-- Task prompt --
Return, exactly as written, the lines that start at the one holding "Give me the matplotlib source for this chart." and end at the one holding "whislo=whislo[i], whishi=whishi[i], fliers=fliers[i]))", with both of those lines kept. Skip any pictures.

___ Supplied entries

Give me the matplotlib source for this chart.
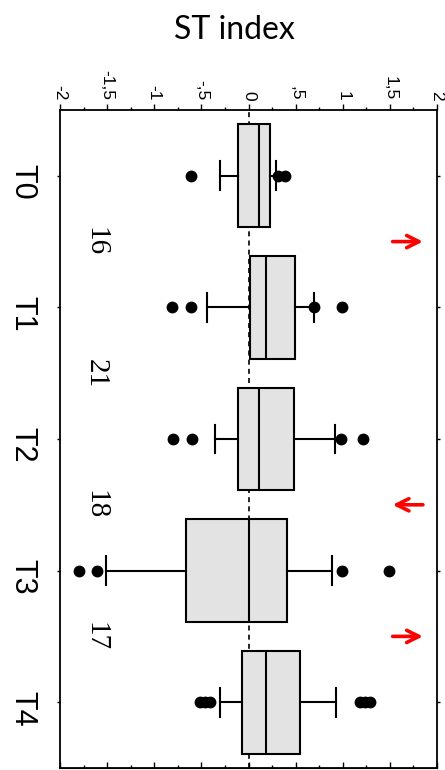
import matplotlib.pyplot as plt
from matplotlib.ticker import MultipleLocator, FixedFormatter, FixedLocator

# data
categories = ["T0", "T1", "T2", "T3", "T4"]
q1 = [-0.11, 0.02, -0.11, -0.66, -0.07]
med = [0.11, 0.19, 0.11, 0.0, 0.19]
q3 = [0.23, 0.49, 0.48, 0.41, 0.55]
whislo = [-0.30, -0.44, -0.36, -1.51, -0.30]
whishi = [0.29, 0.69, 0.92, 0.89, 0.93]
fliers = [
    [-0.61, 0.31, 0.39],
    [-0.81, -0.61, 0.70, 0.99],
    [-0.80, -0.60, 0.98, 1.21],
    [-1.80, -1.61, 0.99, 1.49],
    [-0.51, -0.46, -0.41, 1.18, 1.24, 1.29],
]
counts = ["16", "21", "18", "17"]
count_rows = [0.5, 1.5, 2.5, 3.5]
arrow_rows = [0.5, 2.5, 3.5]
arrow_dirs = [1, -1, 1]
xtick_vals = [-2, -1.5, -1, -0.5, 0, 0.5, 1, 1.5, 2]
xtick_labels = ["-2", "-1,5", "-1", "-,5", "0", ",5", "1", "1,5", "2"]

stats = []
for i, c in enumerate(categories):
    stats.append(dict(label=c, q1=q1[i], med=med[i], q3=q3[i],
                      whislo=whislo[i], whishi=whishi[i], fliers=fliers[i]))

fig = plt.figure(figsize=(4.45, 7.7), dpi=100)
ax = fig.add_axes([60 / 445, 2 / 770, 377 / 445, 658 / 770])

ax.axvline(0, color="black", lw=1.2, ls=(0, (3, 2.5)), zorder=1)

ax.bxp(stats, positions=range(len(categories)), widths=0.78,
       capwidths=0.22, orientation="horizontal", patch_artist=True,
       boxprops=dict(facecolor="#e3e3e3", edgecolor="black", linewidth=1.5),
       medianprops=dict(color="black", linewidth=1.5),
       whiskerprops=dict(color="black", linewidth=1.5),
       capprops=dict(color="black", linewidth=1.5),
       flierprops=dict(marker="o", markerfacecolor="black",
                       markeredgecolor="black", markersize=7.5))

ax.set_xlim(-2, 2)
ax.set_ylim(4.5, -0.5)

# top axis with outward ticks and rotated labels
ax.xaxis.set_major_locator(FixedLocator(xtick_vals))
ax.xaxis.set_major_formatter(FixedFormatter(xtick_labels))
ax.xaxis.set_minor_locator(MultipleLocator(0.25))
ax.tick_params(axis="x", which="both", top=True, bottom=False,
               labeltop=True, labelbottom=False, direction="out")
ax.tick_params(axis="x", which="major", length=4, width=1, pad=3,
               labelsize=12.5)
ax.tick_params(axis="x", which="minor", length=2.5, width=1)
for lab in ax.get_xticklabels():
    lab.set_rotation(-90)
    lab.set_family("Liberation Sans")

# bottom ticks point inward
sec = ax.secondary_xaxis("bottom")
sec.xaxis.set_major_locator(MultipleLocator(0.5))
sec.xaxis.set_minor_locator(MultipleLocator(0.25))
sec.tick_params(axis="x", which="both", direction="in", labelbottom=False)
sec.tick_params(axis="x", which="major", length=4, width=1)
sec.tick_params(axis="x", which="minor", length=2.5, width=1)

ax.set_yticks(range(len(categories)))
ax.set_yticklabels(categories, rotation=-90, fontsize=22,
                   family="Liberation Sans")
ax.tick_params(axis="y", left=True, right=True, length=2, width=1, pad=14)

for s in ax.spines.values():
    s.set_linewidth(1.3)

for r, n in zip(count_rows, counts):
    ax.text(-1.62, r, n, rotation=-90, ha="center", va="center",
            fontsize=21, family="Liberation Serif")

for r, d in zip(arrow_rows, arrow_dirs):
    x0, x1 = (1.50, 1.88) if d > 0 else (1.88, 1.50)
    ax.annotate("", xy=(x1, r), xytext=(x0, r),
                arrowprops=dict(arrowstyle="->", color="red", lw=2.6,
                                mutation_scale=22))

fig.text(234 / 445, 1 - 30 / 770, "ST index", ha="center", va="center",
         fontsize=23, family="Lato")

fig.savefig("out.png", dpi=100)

______
___ Supplied entries

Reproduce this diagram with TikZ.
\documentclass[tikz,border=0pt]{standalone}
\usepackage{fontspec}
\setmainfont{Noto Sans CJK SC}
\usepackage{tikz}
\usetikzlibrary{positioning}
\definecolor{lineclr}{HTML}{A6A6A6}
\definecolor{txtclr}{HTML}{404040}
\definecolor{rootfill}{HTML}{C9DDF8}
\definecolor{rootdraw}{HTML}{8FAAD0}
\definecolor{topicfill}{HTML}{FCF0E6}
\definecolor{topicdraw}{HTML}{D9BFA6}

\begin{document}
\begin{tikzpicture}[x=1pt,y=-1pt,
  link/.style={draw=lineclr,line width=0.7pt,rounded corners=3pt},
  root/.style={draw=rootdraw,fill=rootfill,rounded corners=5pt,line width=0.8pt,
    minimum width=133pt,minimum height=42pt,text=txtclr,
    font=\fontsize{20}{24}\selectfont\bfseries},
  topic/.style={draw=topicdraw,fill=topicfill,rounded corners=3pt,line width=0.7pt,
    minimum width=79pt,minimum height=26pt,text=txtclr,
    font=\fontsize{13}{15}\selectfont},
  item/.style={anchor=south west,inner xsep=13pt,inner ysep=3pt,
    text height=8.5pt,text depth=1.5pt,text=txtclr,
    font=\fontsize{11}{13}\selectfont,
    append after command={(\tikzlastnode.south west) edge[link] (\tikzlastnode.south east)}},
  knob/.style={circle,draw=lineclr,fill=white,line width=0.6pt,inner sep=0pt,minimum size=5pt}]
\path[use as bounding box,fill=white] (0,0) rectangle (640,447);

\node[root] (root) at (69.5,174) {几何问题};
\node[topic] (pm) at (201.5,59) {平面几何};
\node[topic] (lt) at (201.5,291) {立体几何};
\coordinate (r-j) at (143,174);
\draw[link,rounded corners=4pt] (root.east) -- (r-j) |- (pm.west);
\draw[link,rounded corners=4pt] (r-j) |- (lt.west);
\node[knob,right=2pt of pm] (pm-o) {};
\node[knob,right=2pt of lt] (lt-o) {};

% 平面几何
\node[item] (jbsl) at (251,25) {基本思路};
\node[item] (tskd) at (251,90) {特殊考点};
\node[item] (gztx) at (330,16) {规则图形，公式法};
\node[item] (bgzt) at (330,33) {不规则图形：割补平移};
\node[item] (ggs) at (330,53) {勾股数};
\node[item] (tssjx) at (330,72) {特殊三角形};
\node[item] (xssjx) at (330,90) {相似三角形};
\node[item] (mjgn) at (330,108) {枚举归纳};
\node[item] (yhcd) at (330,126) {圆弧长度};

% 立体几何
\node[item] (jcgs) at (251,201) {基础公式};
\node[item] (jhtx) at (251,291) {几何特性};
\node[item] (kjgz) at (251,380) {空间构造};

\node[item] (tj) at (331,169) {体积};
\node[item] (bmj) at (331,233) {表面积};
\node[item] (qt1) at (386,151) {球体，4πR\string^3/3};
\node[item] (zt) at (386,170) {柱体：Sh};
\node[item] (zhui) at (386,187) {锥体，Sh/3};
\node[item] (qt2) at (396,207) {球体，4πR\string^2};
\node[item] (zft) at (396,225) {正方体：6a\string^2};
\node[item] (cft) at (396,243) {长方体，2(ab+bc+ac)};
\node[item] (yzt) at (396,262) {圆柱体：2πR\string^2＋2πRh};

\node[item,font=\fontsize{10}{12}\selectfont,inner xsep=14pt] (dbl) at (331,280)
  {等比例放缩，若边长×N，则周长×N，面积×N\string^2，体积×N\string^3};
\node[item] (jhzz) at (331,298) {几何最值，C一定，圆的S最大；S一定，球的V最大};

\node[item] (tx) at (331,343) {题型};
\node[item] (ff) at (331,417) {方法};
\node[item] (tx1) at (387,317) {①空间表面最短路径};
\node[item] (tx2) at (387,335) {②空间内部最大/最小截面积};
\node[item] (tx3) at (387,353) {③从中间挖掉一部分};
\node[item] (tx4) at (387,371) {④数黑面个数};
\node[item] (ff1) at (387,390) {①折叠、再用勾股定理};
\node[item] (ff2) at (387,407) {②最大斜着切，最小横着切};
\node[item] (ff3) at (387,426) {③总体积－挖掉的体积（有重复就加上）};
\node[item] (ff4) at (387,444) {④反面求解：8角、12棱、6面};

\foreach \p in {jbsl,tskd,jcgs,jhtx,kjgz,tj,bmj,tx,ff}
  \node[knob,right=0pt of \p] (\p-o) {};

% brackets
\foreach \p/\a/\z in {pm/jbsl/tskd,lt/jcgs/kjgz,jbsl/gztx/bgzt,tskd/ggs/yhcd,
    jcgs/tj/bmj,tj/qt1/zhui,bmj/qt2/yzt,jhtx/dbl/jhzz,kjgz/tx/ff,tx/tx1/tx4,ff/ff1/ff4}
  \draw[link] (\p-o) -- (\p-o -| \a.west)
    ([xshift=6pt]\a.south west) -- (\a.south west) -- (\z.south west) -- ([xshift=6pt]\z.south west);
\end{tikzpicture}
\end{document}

______

-- Output --
Give me the matplotlib source for this chart.
import matplotlib.pyplot as plt
from matplotlib.ticker import MultipleLocator, FixedFormatter, FixedLocator

# data
categories = ["T0", "T1", "T2", "T3", "T4"]
q1 = [-0.11, 0.02, -0.11, -0.66, -0.07]
med = [0.11, 0.19, 0.11, 0.0, 0.19]
q3 = [0.23, 0.49, 0.48, 0.41, 0.55]
whislo = [-0.30, -0.44, -0.36, -1.51, -0.30]
whishi = [0.29, 0.69, 0.92, 0.89, 0.93]
fliers = [
    [-0.61, 0.31, 0.39],
    [-0.81, -0.61, 0.70, 0.99],
    [-0.80, -0.60, 0.98, 1.21],
    [-1.80, -1.61, 0.99, 1.49],
    [-0.51, -0.46, -0.41, 1.18, 1.24, 1.29],
]
counts = ["16", "21", "18", "17"]
count_rows = [0.5, 1.5, 2.5, 3.5]
arrow_rows = [0.5, 2.5, 3.5]
arrow_dirs = [1, -1, 1]
xtick_vals = [-2, -1.5, -1, -0.5, 0, 0.5, 1, 1.5, 2]
xtick_labels = ["-2", "-1,5", "-1", "-,5", "0", ",5", "1", "1,5", "2"]

stats = []
for i, c in enumerate(categories):
    stats.append(dict(label=c, q1=q1[i], med=med[i], q3=q3[i],
                      whislo=whislo[i], whishi=whishi[i], fliers=fliers[i]))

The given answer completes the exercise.